Dr. Patrizia Chwalisz: Zunächst sollte geprüft werden, ob der Aufhebungsvertrag überhaupt ordnungsgemäß zustande gekommen ist. Die Beendigung eines Arbeitsverhältnisses bedarf der Schriftform, d.h. beide Parteien müssen auf demselben Dokument im Original unterschrieben haben. Ferner muss die Arbeitgeberseite richtig vertreten sein, also von ihren gesetzlichen Vertretern, der Personalleitung oder von einer bevollmächtigten Person. Sind diese Voraussetzungen gewahrt, kommt ggf. noch eine Anfechtung in Betracht.

Oftmals drängen Arbeitgeber ihre Arbeitnehmer zur Unterschrift auf dem Vertrag. Unter welchen Umständen könnte sich eine gerichtliche Anfechtung des Aufhebungsvertrags lohnen?

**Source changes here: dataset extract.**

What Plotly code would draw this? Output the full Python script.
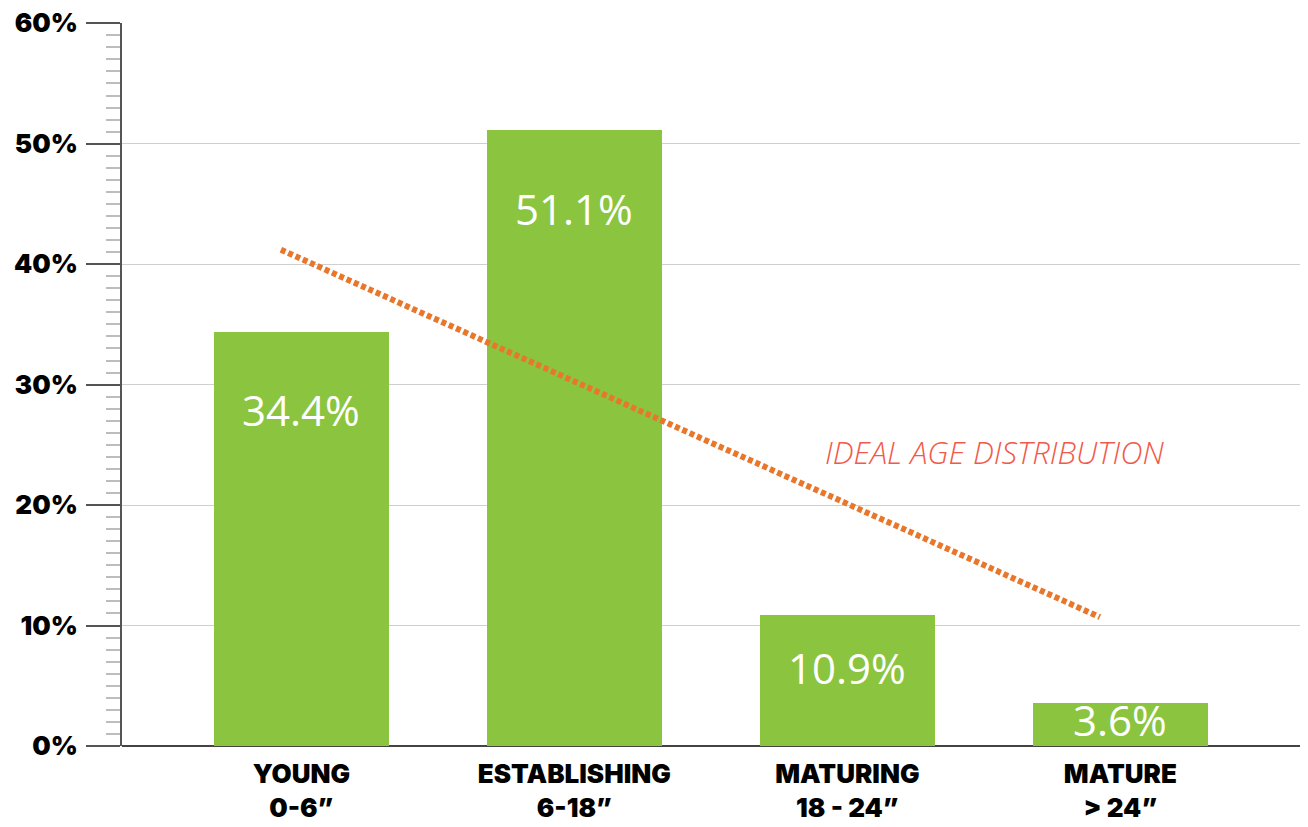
import plotly.graph_objects as go

categories = ["YOUNG<br>0-6”", "ESTABLISHING<br>6-18”", "MATURING<br>18 - 24”", "MATURE<br>> 24”"]
values = [34.4, 51.1, 10.9, 3.6]
ideal_x = [-0.075, 2.925]
ideal_y = [41.2, 10.7]
y_ticks = [0, 10, 20, 30, 40, 50, 60]
y_ticktext = [f"{v}%" for v in y_ticks]
x_pos = list(range(len(categories)))

fig = go.Figure()
fig.add_trace(go.Bar(x=x_pos, y=values, width=0.64, marker=dict(color="#8BC540", line=dict(width=0)),
                     hoverinfo="skip"))
fig.add_trace(go.Scatter(x=ideal_x, y=ideal_y, mode="lines",
                         line=dict(color="#E8762B", width=6, dash="5px,3px"), hoverinfo="skip"))

for xi, v in zip(x_pos, values):
    fig.add_annotation(x=xi, y=max(v - 6.5, v * 0.6), text=f"{v}%", showarrow=False,
                       font=dict(family="Open Sans", size=42, color="white"))

fig.add_annotation(x=2.54, y=24.4, text="<i>IDEAL AGE DISTRIBUTION</i>", showarrow=False,
                   font=dict(family="Open Sans", size=31, color="#F15A4A", weight=300))

# page body has an 8px default margin; figure is sized so it ends at the window edge
fig.update_layout(
    width=1300, height=819, showlegend=False,
    plot_bgcolor="white", paper_bgcolor="white",
    margin=dict(l=114, r=8, t=15, b=81, autoexpand=False),
    bargap=0,
)
fig.update_xaxes(range=[-0.657, 3.658], tickvals=x_pos, ticktext=categories,
                 showgrid=False, zeroline=False, showline=False, ticks="",
                 ticklabelstandoff=10, automargin=False,
                 tickfont=dict(family="Inter", size=26, color="black", weight=900))
fig.update_yaxes(range=[0, 60.02], tickvals=y_ticks, ticktext=y_ticktext,
                 showgrid=True, gridcolor="#CFCFCF", gridwidth=1,
                 zeroline=True, zerolinecolor="#444", zerolinewidth=2,
                 showline=True, linecolor="#555", linewidth=2,
                 ticks="outside", ticklen=34, tickcolor="#555", tickwidth=2,
                 ticklabelstandoff=3, automargin=False, ticklabeloverflow="allow",
                 tickfont=dict(family="Inter", size=26, color="black", weight=900),
                 minor=dict(dtick=1, ticks="outside", ticklen=14, tickcolor="#BDBDBD", tickwidth=1.5, showgrid=False))

fig.write_html("out.html")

Dr. Patrizia Chwalisz: Die Hürden für eine Anfechtung des Aufhebungsvertrages durch den Arbeitnehmer sind durchaus hoch. Denkbar ist eine Anfechtung, wenn der Arbeitgeber widerrechtlich mit dem Ausspruch einer Kündigung droht, falls der Mitarbeiter nicht unterschreibt. Dies ist dann anzunehmen, wenn ein vernünftiger Arbeitgeber nach der Sachlage den Ausspruch einer Kündigung nicht ernsthaft hätte erwägen dürfen. Ein Irrtum des Mitarbeiters, welche Rechtsfolgen sich aus dem Abschluss des Aufhebungsvertrages ergeben, z.B. mit Blick auf seinen Arbeitslosengeldanspruch, berechtigt grundsätzlich nicht zur Anfechtung. Dies kann aber anders sein, wenn der Arbeitgeber den Mitarbeiter bei Abschluss des Vertrages arglistig täuscht, in dem er den Eindruck erweckt, er werde den Mitarbeiter keinen erheblichen Risiken ohne ausreichende Aufklärung aussetzen. Einem solchen Eindruck kann das Unternehmen zuvorkommen, wenn es den Mitarbeiter das Vertragsangebot mitgibt und ihn auffordert, es zu prüfen. Der Arbeitgeber sollte sich auch Mutmaßungen zu den sozialversicherungsrechtlichen Folgen des Aufhebungsvertrages gegenüber dem Mitarbeiter verkneifen. Hingegen rechtfertigt Zeitdruck, also eine sehr kurze Annahmefrist, allein keine Anfechtung, wenn der Arbeitgeber dabei nicht widerrechtlich droht oder arglistig täuscht.

Frau Dr. Chwalisz, vielen Dank für das Gespräch!